Extract the lines from the start through the line that holds "from bokeh.resources import INLINE", both included, omitting all images.

=====

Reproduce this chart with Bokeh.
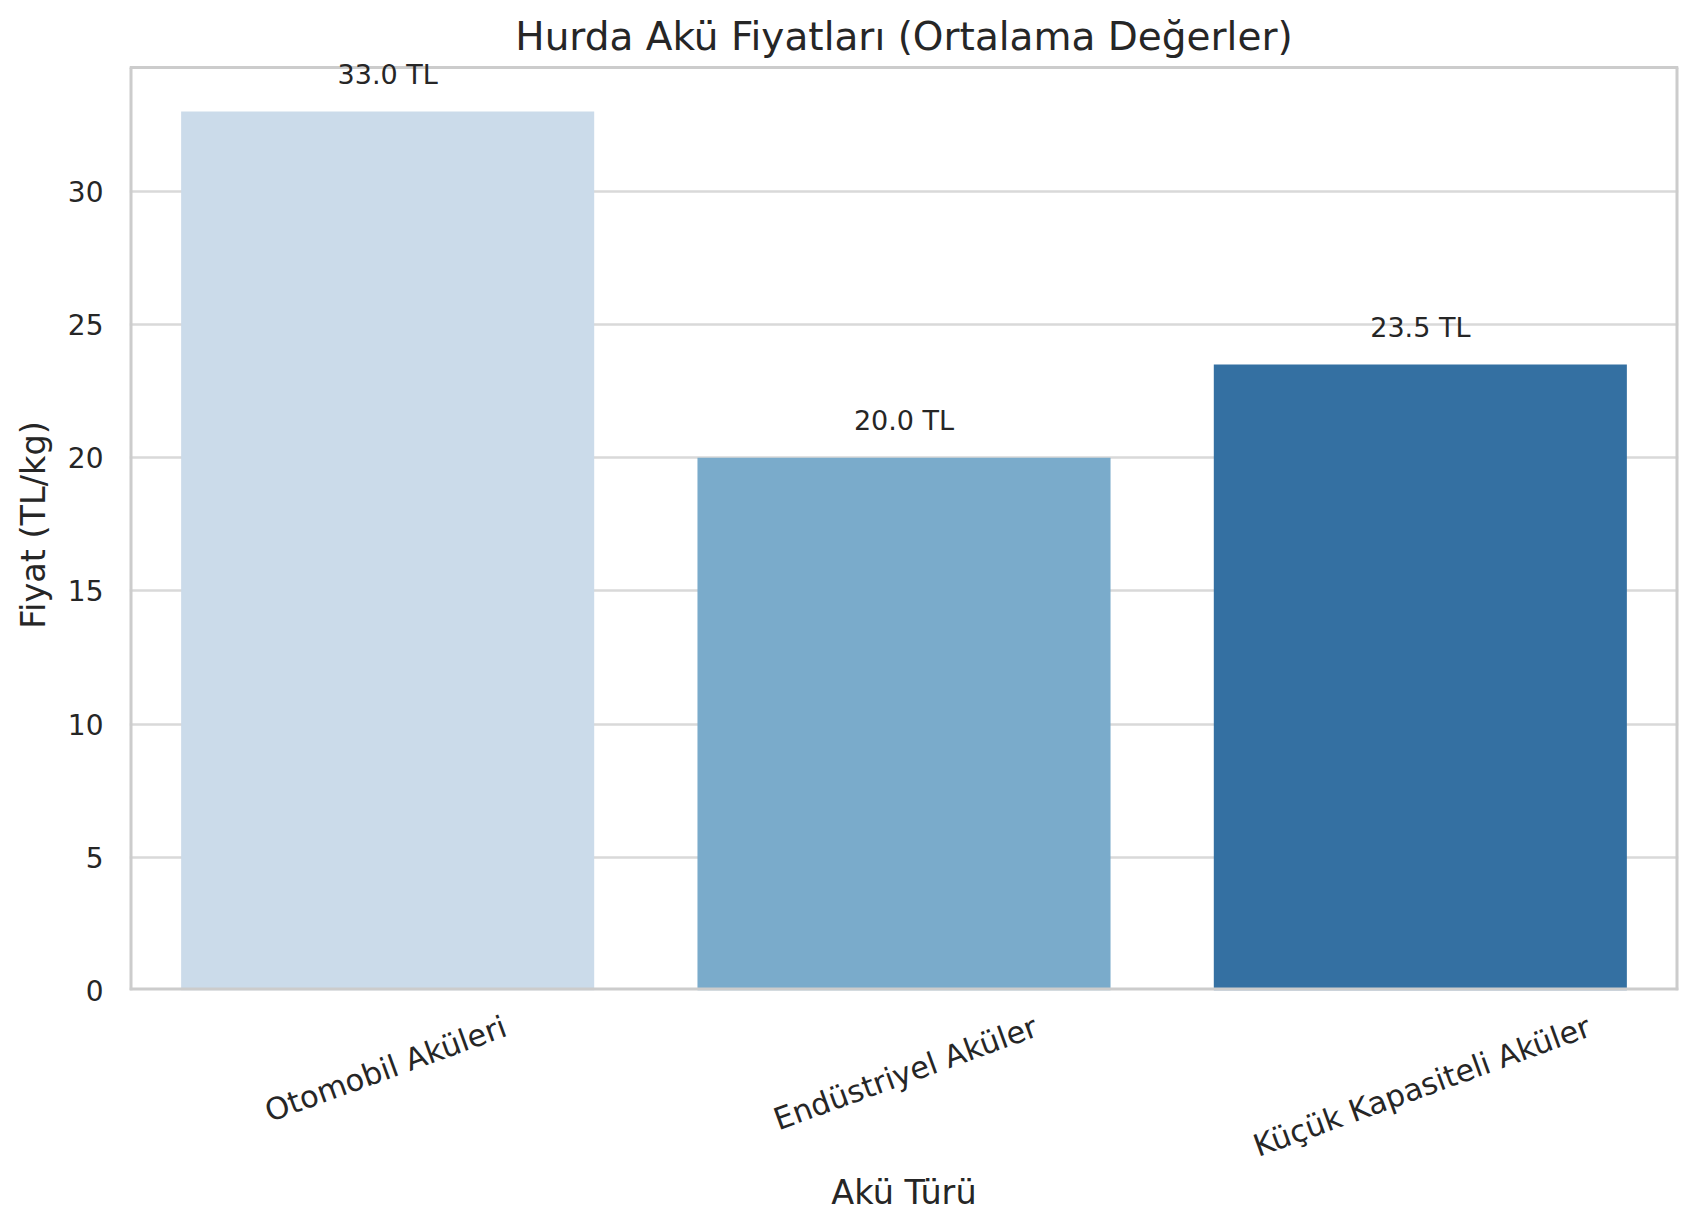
import math
from bokeh.plotting import figure
from bokeh.models import ColumnDataSource, LabelSet, Range1d, FixedTicker
from bokeh.core.properties import value
from bokeh.embed import file_html
from bokeh.resources import INLINE

categories = ["Otomobil Aküleri", "Endüstriyel Aküler", "Küçük Kapasiteli Aküler"]
prices = [33.0, 20.0, 23.5]
bar_colors = ["#cbdbea", "#7aabcb", "#3470a2"]
y_ticks = [0, 5, 10, 15, 20, 25, 30]

FONT = "DejaVu Sans"
TXT = "#262626"
EDGE = "#cccccc"
YTICK_FS = 28
XTICK_FS = 30.5
AXLAB_FS = "33.5px"
ANG = math.radians(20)

n = len(categories)
PX_PER_CAT = 1549 / n                     # horizontal pixels per category slot
y_top = max(prices) * 1.05                # axes top (matplotlib-style margin)
y_pad = 8 / (931 - 8) * y_top             # few px of headroom so top labels are not clipped

xpos = [i + 0.5 for i in range(n)]        # centre of each category slot
value_labels = [f"{v:.1f} TL" for v in prices]
src = ColumnDataSource(dict(x=xpos, cat=categories, val=prices, color=bar_colors,
                            vlab=value_labels))

p = figure(width=1691, height=1223, x_range=Range1d(0, n),
           y_range=Range1d(0, y_top + y_pad),
           output_backend="svg", toolbar_location=None,
           min_border_left=129, min_border_right=13, min_border_top=59, min_border_bottom=233)

p.title.text = "Hurda Akü Fiyatları (Ortalama Değerler)"
p.title.align = "center"
p.title.text_font = FONT
p.title.text_font_size = "39px"
p.title.text_font_style = "normal"
p.title.text_color = TXT
p.title.standoff = 2

p.outline_line_color = None
p.xgrid.grid_line_color = None
p.ygrid.grid_line_color = "#d9d9d9"
p.ygrid.grid_line_width = 2.4
p.ygrid.level = "underlay"

p.vbar(x="x", top="val", width=0.8, fill_color="color", line_color=None, source=src)

# axes spines (left/right/bottom sit on the frame edge, so half is clipped -> double width)
p.segment(x0=[0, n, 0], y0=[0, 0, 0], x1=[0, n, n], y1=[y_top, y_top, 0],
          line_color=EDGE, line_width=6)
p.segment(x0=[0], y0=[y_top], x1=[n], y1=[y_top], line_color=EDGE, line_width=3)

# y axis
yax = p.yaxis[0]
yax.ticker = FixedTicker(ticks=y_ticks)
yax.axis_label = "Fiyat (TL/kg)"
yax.major_label_standoff = 26
yax.axis_label_standoff = 12
yax.major_label_text_font_size = f"{YTICK_FS}px"

# x axis: rotated labels, centred under each bar like matplotlib rotation=20
shifts = [(0.512 * XTICK_FS * len(c) / 2) * math.cos(ANG) / PX_PER_CAT for c in categories]
tick_pos = [x + s for x, s in zip(xpos, shifts)]
xax = p.xaxis[0]
xax.ticker = FixedTicker(ticks=tick_pos)
xax.major_label_overrides = {t: c for t, c in zip(tick_pos, categories)}
xax.major_label_orientation = ANG
xax.axis_label = "Akü Türü"
xax.major_label_standoff = 35
xax.axis_label_standoff = -10
xax.major_label_text_font_size = f"{XTICK_FS}px"

for ax in (xax, yax):
    ax.axis_line_color = None
    ax.major_tick_line_color = None
    ax.minor_tick_line_color = None
    ax.major_tick_in = 0
    ax.major_tick_out = 0
    ax.major_label_text_font = FONT
    ax.major_label_text_color = TXT
    ax.axis_label_text_font = FONT
    ax.axis_label_text_font_size = AXLAB_FS
    ax.axis_label_text_font_style = "normal"
    ax.axis_label_text_color = TXT

val_labels = LabelSet(x="x", y="val", text="vlab", y_offset=37,
                      text_align="center", text_baseline="middle",
                      text_font=value(FONT), text_font_size=value("27px"), text_color=TXT,
                      source=src)
p.add_layout(val_labels)

open("out.html", "w").write(file_html(p, INLINE))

=====

■ **Exercise solution**
Reproduce this chart with Bokeh.
import math
from bokeh.plotting import figure
from bokeh.models import ColumnDataSource, LabelSet, Range1d, FixedTicker
from bokeh.core.properties import value
from bokeh.embed import file_html
from bokeh.resources import INLINE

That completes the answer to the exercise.